More than a dozen LGBTQ athletes won medals at the Milan Cortina Winter Olympics that ended on Sunday.

Cayla Barnes, Hilary Knight, and Alex Carpenter are LGBTQ members of the U.S. women’s hockey team that won a gold medal after they defeated Canada in overtime. Knight the day before the Feb. 19 match proposed to her girlfriend, Brittany Bowe, an Olympic speed skater.

French ice dancer Guillaume Cizeron, who is gay, and his partner Laurence Fournier Beaudry won gold. American alpine skier Breezy Johnson, who is bisexual, won gold in the women’s downhill. Amber Glenn, who identifies as bisexual and pansexual, was part of the American figure skating team that won gold in the team event.

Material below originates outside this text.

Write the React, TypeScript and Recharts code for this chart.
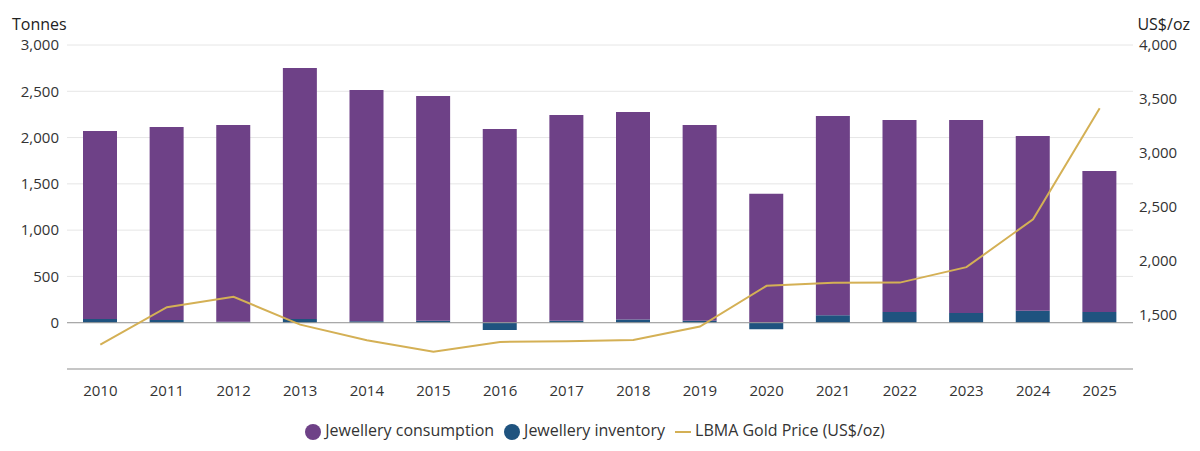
import React from 'react';
import { ComposedChart, Bar, Line, XAxis, YAxis, CartesianGrid, Legend, ReferenceLine } from 'recharts';

const years = ['2010','2011','2012','2013','2014','2015','2016','2017','2018','2019','2020','2021','2022','2023','2024','2025'];
const consumption = [2031,2084,2126,2711,2498,2429,2093,2224,2241,2116,1392,2153,2075,2085,1887,1525];
const inventory = [40,30,10,40,15,20,-80,20,35,20,-70,80,115,105,130,115];
const goldPrice = [1225,1572,1669,1411,1266,1160,1251,1257,1268,1393,1770,1799,1800,1943,2386,3414];
const leftTicks = [0,500,1000,1500,2000,2500,3000];
const rightTicks = [1500,2000,2500,3000,3500,4000];

const data = years.map((y, i) => ({ year: y, consumption: consumption[i], inventory: inventory[i], price: goldPrice[i] }));
const font = '"Open Sans", sans-serif';
const fmt = (v: number) => v.toLocaleString('en-US');

export default function App() {
  return (
    <div style={{ position: 'absolute', left: 0, top: 0, width: 1200, height: 451, fontFamily: font, background: '#fff' }}>
      <div style={{ position: 'absolute', left: 12, top: 13, fontSize: 16, color: '#222' }}>Tonnes</div>
      <div style={{ position: 'absolute', right: 10, top: 13, fontSize: 16, color: '#222' }}>US$/oz</div>
      <ComposedChart width={1200} height={451} data={data} stackOffset="sign"
        margin={{ top: 45, right: 10, bottom: 10, left: 10 }}>
        <CartesianGrid vertical={false} stroke="#e6e6e6" yAxisId="left" />
        <XAxis dataKey="year" tickLine={false} axisLine={{ stroke: '#999' }} tick={{ fill: '#333', fontSize: 15 }} dy={8} />
        <YAxis yAxisId="left" domain={[-500, 3000]} ticks={leftTicks} tickFormatter={fmt} axisLine={false} tickLine={false}
          tick={{ fill: '#333', fontSize: 15 }} width={57} />
        <YAxis yAxisId="right" orientation="right" domain={[1000, 4000]} ticks={rightTicks} tickFormatter={fmt} axisLine={false} tickLine={false}
          tick={{ fill: '#333', fontSize: 15 }} width={57} dx={-2} />
        <ReferenceLine yAxisId="left" y={0} stroke="#999" />
        <Bar yAxisId="left" dataKey="inventory" stackId="a" fill="#1f537f" barSize={34} name="Jewellery inventory" isAnimationActive={false} legendType="circle" />
        <Bar yAxisId="left" dataKey="consumption" stackId="a" fill="#6e4187" barSize={34} name="Jewellery consumption" isAnimationActive={false} legendType="circle" />
        <Line yAxisId="right" dataKey="price" stroke="#d4b055" strokeWidth={2} dot={false} name="LBMA Gold Price (US$/oz)" isAnimationActive={false} legendType="plainline" />
        <Legend verticalAlign="bottom" iconSize={16}
          payload={[
            { value: 'Jewellery consumption', type: 'circle', color: '#6e4187', id: 'c' },
            { value: 'Jewellery inventory', type: 'circle', color: '#1f537f', id: 'i' },
            { value: 'LBMA Gold Price (US$/oz)', type: 'plainline', color: '#d4b055', id: 'p', payload: { strokeDasharray: '0' } as any },
          ]}
          formatter={(v: string) => <span style={{ color: '#333', fontSize: 16 }}>{v}</span>}
          wrapperStyle={{ paddingTop: 20 }} />
      </ComposedChart>
    </div>
  );
}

Swiss freestyle skier Mathilde Gremaud, who is in a relationship with Vali Höll, an Austrian mountain biker, won gold in women’s freeski slopestyle.

Bruce Mouat, who is the captain of the British curling team that won a silver medal, is gay. Six members of the Canadian women’s hockey team — Emily Clark, Erin Ambrose, Emerance Maschmeyer, Brianne Jenner, Laura Stacey, and Marie-Philip Poulin — that won silver are LGBTQ.

Swedish freestyle skier Sandra Naeslund, who is a lesbian, won a bronze medal in ski cross.

Belgian speed skater Tineke den Dulk, who is bisexual, was part of her country’s mixed 2000-meter relay that won bronze. Canadian ice dancer Paul Poirier, who is gay, and his partner, Piper Gilles, won bronze.

Laura Zimmermann, who is queer, is a member of the Swiss women’s hockey team that won bronze when they defeated Sweden.

Outsports.com notes all of the LGBTQ Olympians who competed at the games and who medaled.